Ok. I ran a similar test w/ -osync and still couldn't reproduce, fwiw.

> > > > BTW, is xfs/227 related to the problem you had mentioned on IRC? I
> > > > wasn't quite sure what operation was involved with whatever error report
> > > > you had. xfs/227 looks like an xfs_fsr test, so I'd have thought the
> > > > upstream workaround would have addressed that.. (though I see some attr
> > > > ops in there as well so perhaps this is related to the attr fork..?).
> > > 
> > > It's related, but only in the sense that the "zomg hundreds of thousands
> > > of intents sitting around in memory" were a side effect of creating a
> > > test that creates two files with ~50000 extents and fsr'ing them.
> > > 
> > 
> > Ok, well I'm a little confused then... do we have a user report of a
> > block reservation exhaustion problem or is the primary issue the
> > occasional failure of xfs/227?
> 
> The primary issue is the occasional failure of x/227 on the maintainer's
> testing system. :P
> 

Ok.

> The secondary issue is sporadic undiagnosed internal complaints which
> are nearly impossible to do much triage on, due to an amazingly s****y
> iscsi network that drops so much traffic you can't collect any
> telemetry.
> 

Heh.

In any event, I can't reproduce so I don't have enough information to
determine whether there's value in this kind of fix.
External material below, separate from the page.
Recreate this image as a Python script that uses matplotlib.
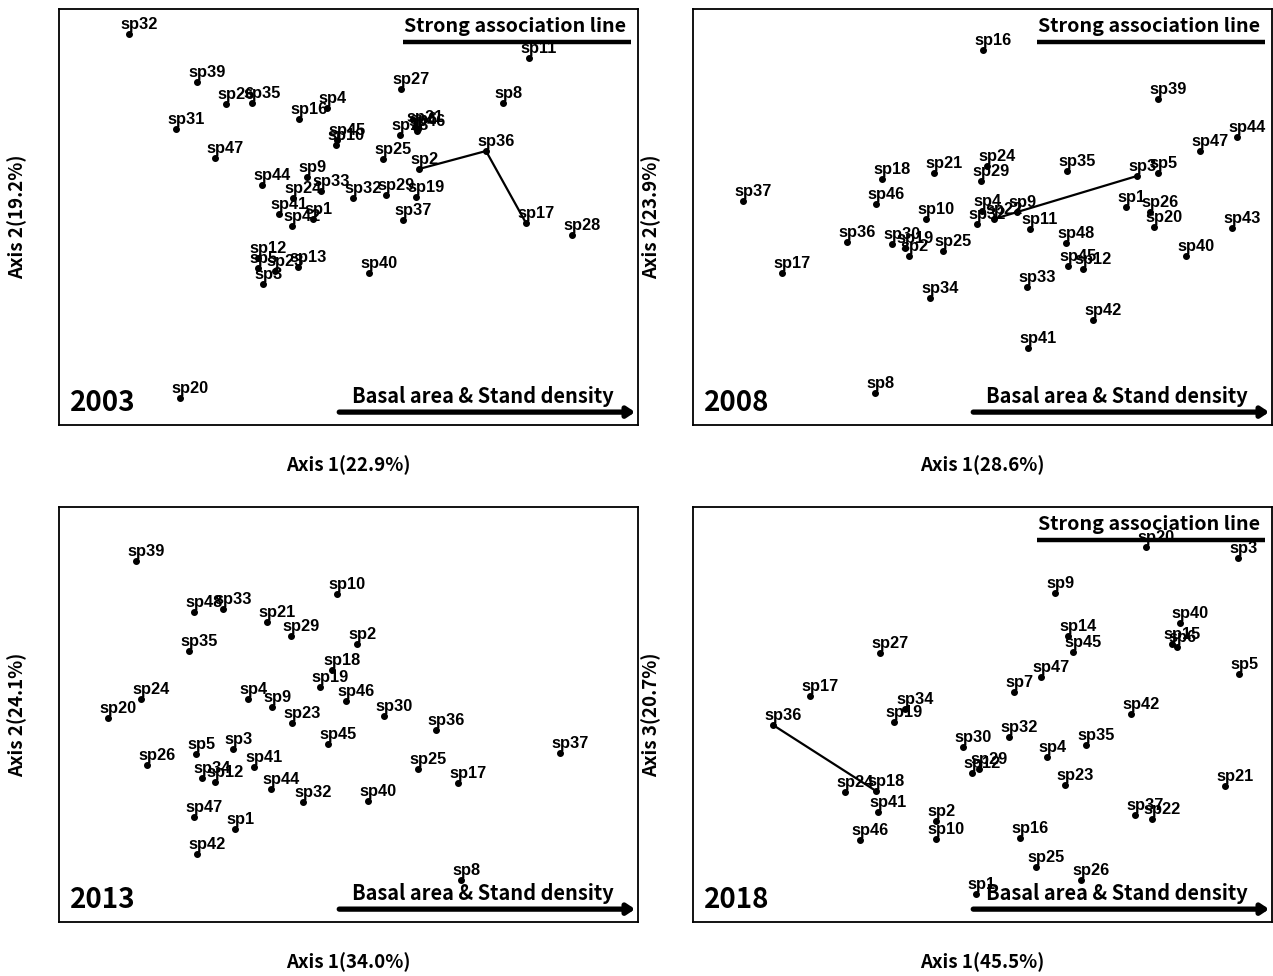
import matplotlib
matplotlib.use("Agg")
import matplotlib.pyplot as plt

# ordination scores (screen units, y grows downward)
names_2003 = ["sp32", "sp39", "sp26", "sp35", "sp31", "sp4", "sp16", "sp27", "sp11", "sp8",
              "sp18", "sp21", "sp46", "sp6", "sp45", "sp10", "sp47", "sp25", "sp2", "sp36",
              "sp17", "sp28", "sp9", "sp33", "sp44", "sp24", "sp32", "sp29", "sp19", "sp37",
              "sp41", "sp42", "sp1", "sp12", "sp5", "sp23", "sp13", "sp3", "sp40", "sp20"]
x_2003 = [129, 197, 226, 252, 176, 327, 299, 401, 529, 503,
          400, 415, 417, 418, 337, 336, 215, 383, 419, 486,
          526, 572, 307, 321, 262, 293, 353, 386, 416, 403,
          279, 292, 313, 258, 258, 275, 298, 263, 369, 180]
y_2003 = [34, 82, 104, 103, 129, 108, 119, 89, 58, 103,
          135, 127, 131, 129, 140, 145, 158, 159, 169, 151,
          223, 235, 177, 191, 185, 198, 198, 195, 197, 220,
          214, 226, 219, 258, 268, 271, 267, 284, 273, 398]
lines_2003 = [("sp2", "sp36"), ("sp36", "sp17")]

names_2008 = ["sp16", "sp39", "sp44", "sp47", "sp37", "sp18", "sp21", "sp24", "sp29", "sp35",
              "sp46", "sp10", "sp4", "sp32", "sp22", "sp9", "sp11", "sp36", "sp30", "sp19",
              "sp2", "sp25", "sp48", "sp45", "sp12", "sp33", "sp34", "sp42", "sp41", "sp8",
              "sp17", "sp3", "sp5", "sp1", "sp26", "sp20", "sp43", "sp40"]
x_2008 = [983, 1158, 1237, 1200, 743, 882, 934, 987, 981, 1067,
          876, 926, 982, 977, 994, 1017, 1030, 847, 892, 905,
          909, 943, 1066, 1068, 1083, 1027, 930, 1093, 1028, 875,
          782, 1137, 1158, 1126, 1150, 1154, 1232, 1186]
y_2008 = [50, 99, 137, 151, 201, 179, 173, 166, 181, 171,
          204, 219, 211, 224, 219, 212, 229, 242, 244, 248,
          256, 251, 243, 266, 269, 287, 298, 320, 348, 393,
          273, 176, 173, 207, 212, 227, 228, 256]
lines_2008 = [("sp22", "sp3")]

names_2013 = ["sp39", "sp48", "sp33", "sp21", "sp10", "sp29", "sp2", "sp35", "sp18", "sp19",
              "sp46", "sp4", "sp9", "sp23", "sp30", "sp36", "sp24", "sp20", "sp26", "sp5",
              "sp3", "sp41", "sp45", "sp34", "sp12", "sp44", "sp32", "sp40", "sp25", "sp17",
              "sp37", "sp47", "sp1", "sp42", "sp8"]
x_2013 = [136, 194, 223, 267, 337, 291, 357, 189, 332, 320,
          346, 248, 272, 292, 384, 436, 141, 108, 147, 196,
          233, 254, 328, 202, 215, 271, 303, 368, 418, 458,
          560, 194, 235, 197, 461]
y_2013 = [561, 612, 609, 622, 594, 636, 644, 651, 670, 687,
          701, 699, 707, 723, 716, 730, 699, 718, 765, 754,
          749, 767, 744, 778, 782, 789, 802, 801, 769, 783,
          753, 817, 829, 854, 880]
lines_2013 = []

names_2018 = ["sp20", "sp3", "sp9", "sp40", "sp14", "sp45", "sp15", "sp6", "sp5", "sp47",
              "sp7", "sp27", "sp17", "sp36", "sp34", "sp19", "sp30", "sp32", "sp4", "sp35",
              "sp42", "sp12", "sp29", "sp23", "sp24", "sp18", "sp41", "sp2", "sp46", "sp10",
              "sp16", "sp37", "sp22", "sp21", "sp25", "sp26", "sp1"]
x_2018 = [1146, 1238, 1055, 1180, 1068, 1073, 1172, 1177, 1239, 1041,
          1014, 880, 810, 773, 905, 894, 963, 1009, 1047, 1086,
          1131, 972, 979, 1065, 845, 876, 878, 936, 860, 936,
          1020, 1135, 1152, 1225, 1036, 1081, 976]
y_2018 = [547, 558, 593, 623, 636, 652, 644, 647, 674, 677,
          692, 653, 696, 725, 709, 722, 747, 737, 757, 745,
          714, 773, 769, 785, 792, 791, 812, 821, 840, 839,
          838, 815, 819, 786, 867, 880, 894]
lines_2018 = [("sp36", "sp18")]

years = ["2003", "2008", "2013", "2018"]
xlabels = ["Axis 1(22.9%)", "Axis 1(28.6%)", "Axis 1(34.0%)", "Axis 1(45.5%)"]
ylabels = ["Axis 2(19.2%)", "Axis 2(23.9%)", "Axis 2(24.1%)", "Axis 3(20.7%)"]
strong_line = [True, True, False, True]

panels = [(names_2003, x_2003, y_2003, lines_2003),
          (names_2008, x_2008, y_2008, lines_2008),
          (names_2013, x_2013, y_2013, lines_2013),
          (names_2018, x_2018, y_2018, lines_2018)]

W, H = 1273, 976
# panel frames in pixels: left, top, right, bottom
frames = [(59, 9, 638, 425), (693, 9, 1272, 425),
          (59, 507, 638, 922), (693, 507, 1272, 922)]

KR = ["Noto Sans CJK KR", "DejaVu Sans"]
LAB = "Liberation Sans"

fig = plt.figure(figsize=(W / 100, H / 100), dpi=100)

for i, (names, xs, ys, links) in enumerate(panels):
    l, t, r, b = frames[i]
    ax = fig.add_axes([l / W, 1 - b / H, (r - l) / W, (b - t) / H])
    ax.set_xlim(l, r)
    ax.set_ylim(b, t)
    ax.set_xticks([])
    ax.set_yticks([])
    for sp in ax.spines.values():
        sp.set_linewidth(1.3)

    for a, c in links:
        ia, ic = names.index(a), names.index(c)
        ax.plot([xs[ia], xs[ic]], [ys[ia], ys[ic]], color="black", lw=1.6, zorder=2)

    ax.scatter(xs, ys, s=16, color="black", zorder=3)
    for n, xv, yv in zip(names, xs, ys):
        ax.annotate(n, (xv, yv), xytext=(-6.5, 3.5), textcoords="offset points",
                    ha="left", va="baseline", fontsize=11.8, fontweight="bold",
                    family=LAB, zorder=4)

    # environmental gradient arrow
    ax.annotate("", xy=(0.995, 0.031), xytext=(0.484, 0.031), xycoords="axes fraction",
                arrowprops=dict(arrowstyle="-|>,head_length=0.45,head_width=0.3",
                                lw=3.8, color="black", shrinkA=0, shrinkB=0))
    ax.text(0.732, 0.068, "Basal area & Stand density", transform=ax.transAxes,
            ha="center", va="center", fontsize=14.4, fontweight="bold", family=KR)

    if strong_line[i]:
        ax.text(0.788, 0.957, "Strong association line", transform=ax.transAxes,
                ha="center", va="center", fontsize=14.2, fontweight="bold", family=KR)
        ax.plot([0.594, 0.988], [0.921, 0.921], transform=ax.transAxes,
                color="black", lw=3.2, solid_capstyle="butt")

    ax.text(0.019, 0.052, years[i], transform=ax.transAxes, ha="left", va="center",
            fontsize=20, fontweight="bold", family=KR)

    ax.text(0.5, -0.097, xlabels[i], transform=ax.transAxes, ha="center", va="center",
            fontsize=13.5, fontweight="bold", family=KR)
    ax.text(-0.072, 0.5, ylabels[i], transform=ax.transAxes, ha="center", va="center",
            rotation=90, fontsize=13.5, fontweight="bold", family=KR)

fig.savefig("out.png", dpi=100)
It's more efficient
than the current approach for rmapbt swapext, but reserving an extra
fixed number of blocks for forks that straddle smaller format boundaries
isn't that terrible either for a one-off case IMO. Let me know if you
happen to get more information and/or can effectively give this a test
with any of your sporadic reproducers...

Brian

> The tertiary(?) issue is that "fortunately" the atomic file update
> series + fsx have proven good at testing the weaknesses of the block
> reservation calculations for swap extents.
> 
> --D
> 
> > Brian
> > 
> > > --D
> > > 
> > > > Brian
> > > > 
> > > > > In unrelated news, I also tried fixing the log recovery defer ops chain
> > > > > transactions to absorb the unused block reservations that the
> > > > > xfs_*i_item_recover functions created, but that just made fdblocks be
> > > > > wrong.  But it didn't otherwise blow up! :P
> > > > > 
> > > > > --D
> > > > > 
> > > > > > Brian
> > > > > > 
> > > > > >  fs/xfs/xfs_bmap_util.c | 11 -----------
> > > > > >  fs/xfs/xfs_trans.c     |  4 ++++
> > > > > >  2 files changed, 4 insertions(+), 11 deletions(-)
> > > > > > 
> > > > > > diff --git a/fs/xfs/xfs_bmap_util.c b/fs/xfs/xfs_bmap_util.c
> > > > > > index f37f5cc4b19f..74b3bad6c414 100644
> > > > > > --- a/fs/xfs/xfs_bmap_util.c
> > > > > > +++ b/fs/xfs/xfs_bmap_util.c
> > > > > > @@ -1628,17 +1628,6 @@ xfs_swap_extents(
> > > > > >  		 */
> > > > > >  		resblks = XFS_SWAP_RMAP_SPACE_RES(mp, ipnext, w);
> > > > > >  		resblks +=  XFS_SWAP_RMAP_SPACE_RES(mp, tipnext, w);
> > > > > > -
> > > > > > -		/*
> > > > > > -		 * Handle the corner case where either inode might straddle the
> > > > > > -		 * btree format boundary. If so, the inode could bounce between
> > > > > > -		 * btree <-> extent format on unmap -> remap cycles, freeing and
> > > > > > -		 * allocating a bmapbt block each time.
> > > > > > -		 */
> > > > > > -		if (ipnext == (XFS_IFORK_MAXEXT(ip, w) + 1))
> > > > > > -			resblks += XFS_IFORK_MAXEXT(ip, w);
> > > > > > -		if (tipnext == (XFS_IFORK_MAXEXT(tip, w) + 1))
> > > > > > -			resblks += XFS_IFORK_MAXEXT(tip, w);
> > > > > >  	}
> > > > > >  	error = xfs_trans_alloc(mp, &M_RES(mp)->tr_write, resblks, 0, 0, &tp);
> > > > > >  	if (error)
> > > > > > diff --git a/fs/xfs/xfs_trans.c b/fs/xfs/xfs_trans.c
> > > > > > index 28b983ff8b11..b421d27445c1 100644
> > > > > > --- a/fs/xfs/xfs_trans.c
> > > > > > +++ b/fs/xfs/xfs_trans.c
> > > > > > @@ -370,6 +370,10 @@ xfs_trans_mod_sb(
> > > > > >  			tp->t_blk_res_used += (uint)-delta;
> > > > > >  			if (tp->t_blk_res_used > tp->t_blk_res)
> > > > > >  				xfs_force_shutdown(mp, SHUTDOWN_CORRUPT_INCORE);
> > > > > > +		} else if (delta > 0 &&
> > > > > > +			   xfs_sb_version_haslazysbcount(&mp->m_sb)) {
> > > > > > +			tp->t_blk_res += delta;
> > > > > > +			delta = 0;
> > > > > >  		}
> > > > > >  		tp->t_fdblocks_delta += delta;
> > > > > >  		if (xfs_sb_version_haslazysbcount(&mp->m_sb))
> > > > > > -- 
> > > > > > 2.21.1
> > > > > > 
> > > > > 
> > > > 
> > > 
> > 
>